Fizemos muitos progressos no campo dos biopesticidas. Podemos garantir que a sua eficácia é, pelo menos, a mesma dos produtos fitofarmacêuticos, e o seu rastro de resíduos é nulo. Além disso, o contexto atual beneficia a sua expansão, por várias razões:
- Apoio institucional. Em muitos países, a alternativa dos biopesticidas em relação aos produtos de síntese química está crescendo através da legislação. A Dinamarca já aplica taxas adicionais aos produtos fitofarmacêuticos para desencorajar a sua utilização. A Diretiva europeia 2009/128 relativa à utilização de agrotóxicos incita aos membros da comunidade a desenvolverem programas específicos que, desde a formação sobre a utilização destes produtos, promovam a regulamentação e o controle da sua colocação no mercado e armazenagem. Foi essa Diretiva que proibiu a pulverização aérea. Porém o mais importante é que, especificamente, incita aos Governos a dar prioridade, “sempre que possível, aos [produtos] não químicos”. O último passo dado pela Europa, neste sentido, e que já está impactando nos mercados, é o anúncio, em maio de 2020, da sua estratégia “Da Fazenda para a Mesa”, que prevê uma redução de 50% da utilização de agrotóxicos químicos e 20% de fertilizantes até 2030.
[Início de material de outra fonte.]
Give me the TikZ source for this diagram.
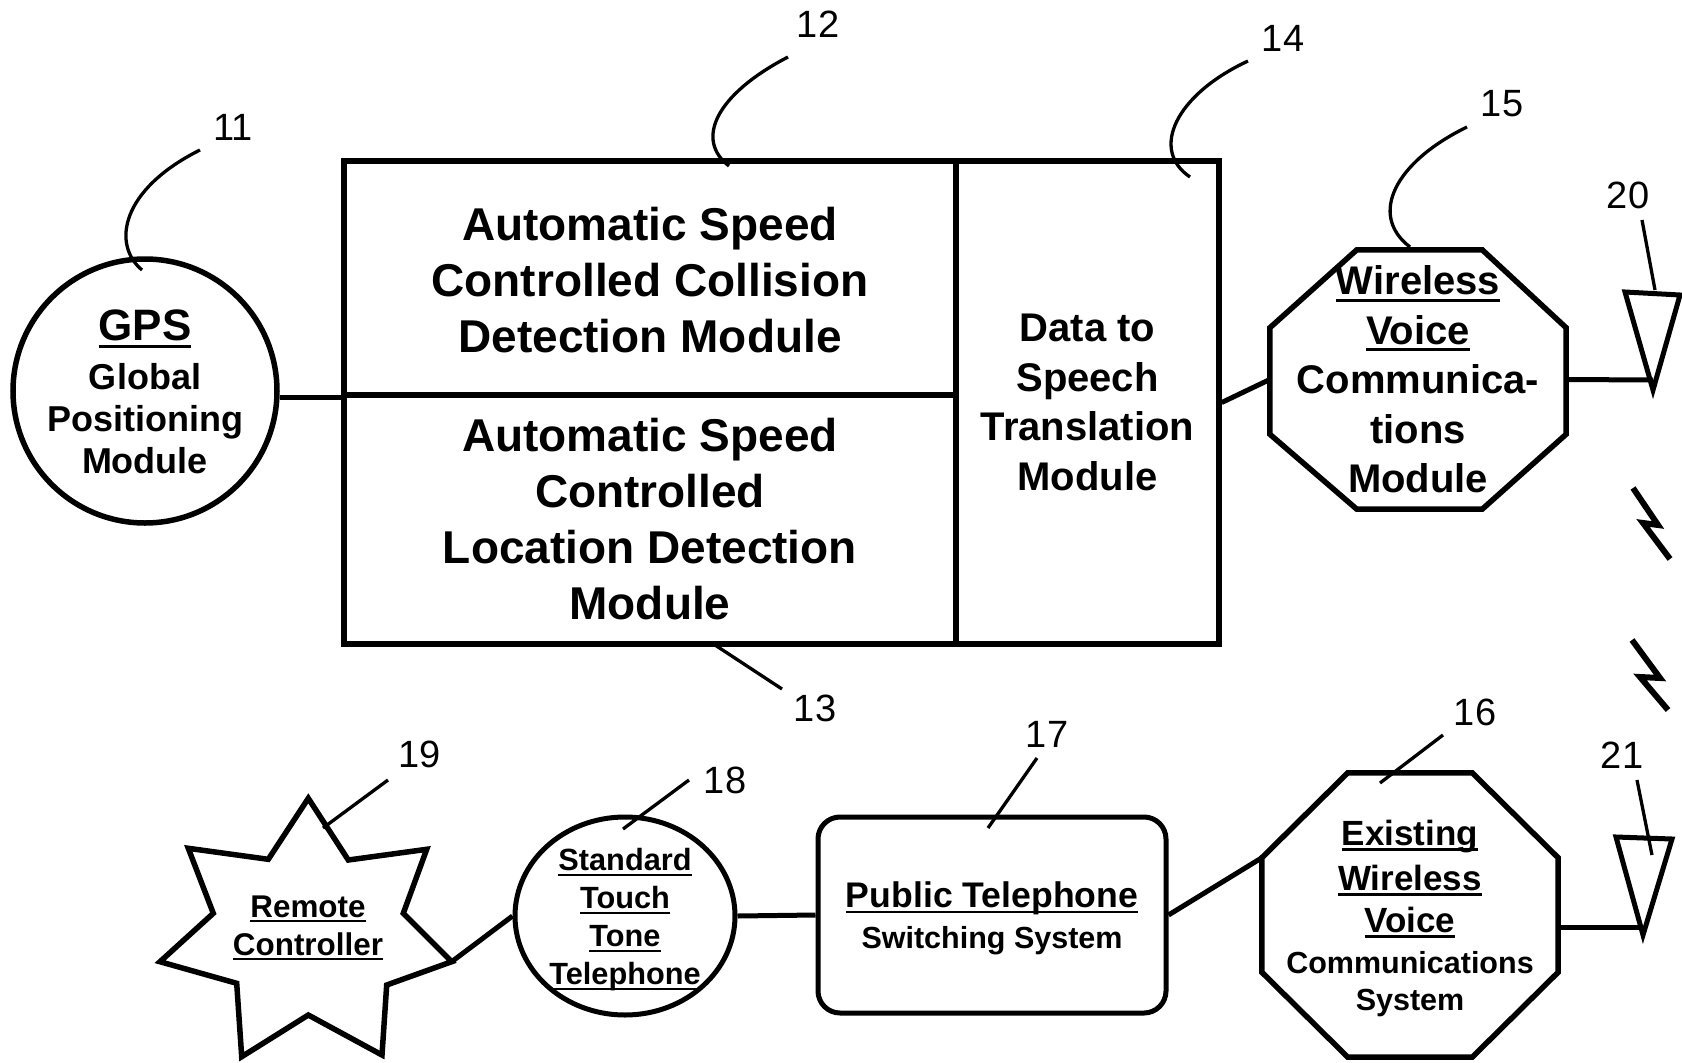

- Pressão social. Nos últimos anos, os riscos das soluções sintéticas e o desejo dos consumidores de consumir produtos 100% orgânicos vem sendo colocados em primeiro plano . Essa procura foi transmitida para toda a cadeia comercial. No caso da Espanha, já é o país da União Europeia com maior superfície de culturas biológicas.
- A ausência de efeitos nocivos. Os biopesticidas são considerados de baixo risco e constituem uma percentagem significativa no mercado de produto para combater pragas. Além disso, iremos submeter aos mesmos testes de controle exaustivos que os testes de síntese química, assim a sua segurança estará garantida. Respeitam os organismos do subsolo e contribuem para a regeneração do solo.
É verdade que existem desafios a vencer. Nem a legislação é aplicada de igual modo em todos os mercados, nem em todos os países existe a mesma consciência para a problemática dos produtos fitofarmacêuticos. A Europa, sem ir mais longe, não dispõe ainda de uma legislação específica que regulamente os biopesticidas que continuam sendo regidos pelos regulamentos relativos aos agrotóxicos químicos. Isto faz com que os agricultores não cheguem às soluções naturais de que necessitam para substituir os produtos de síntese química. A Espanha, sem ir mais longe, é o país comunitário que consome mais toneladas de agrotóxicos. Mas no horizonte há um mercado biológico que atingirá 6,4 bilhões de dólares em 2023. A mudança está em curso.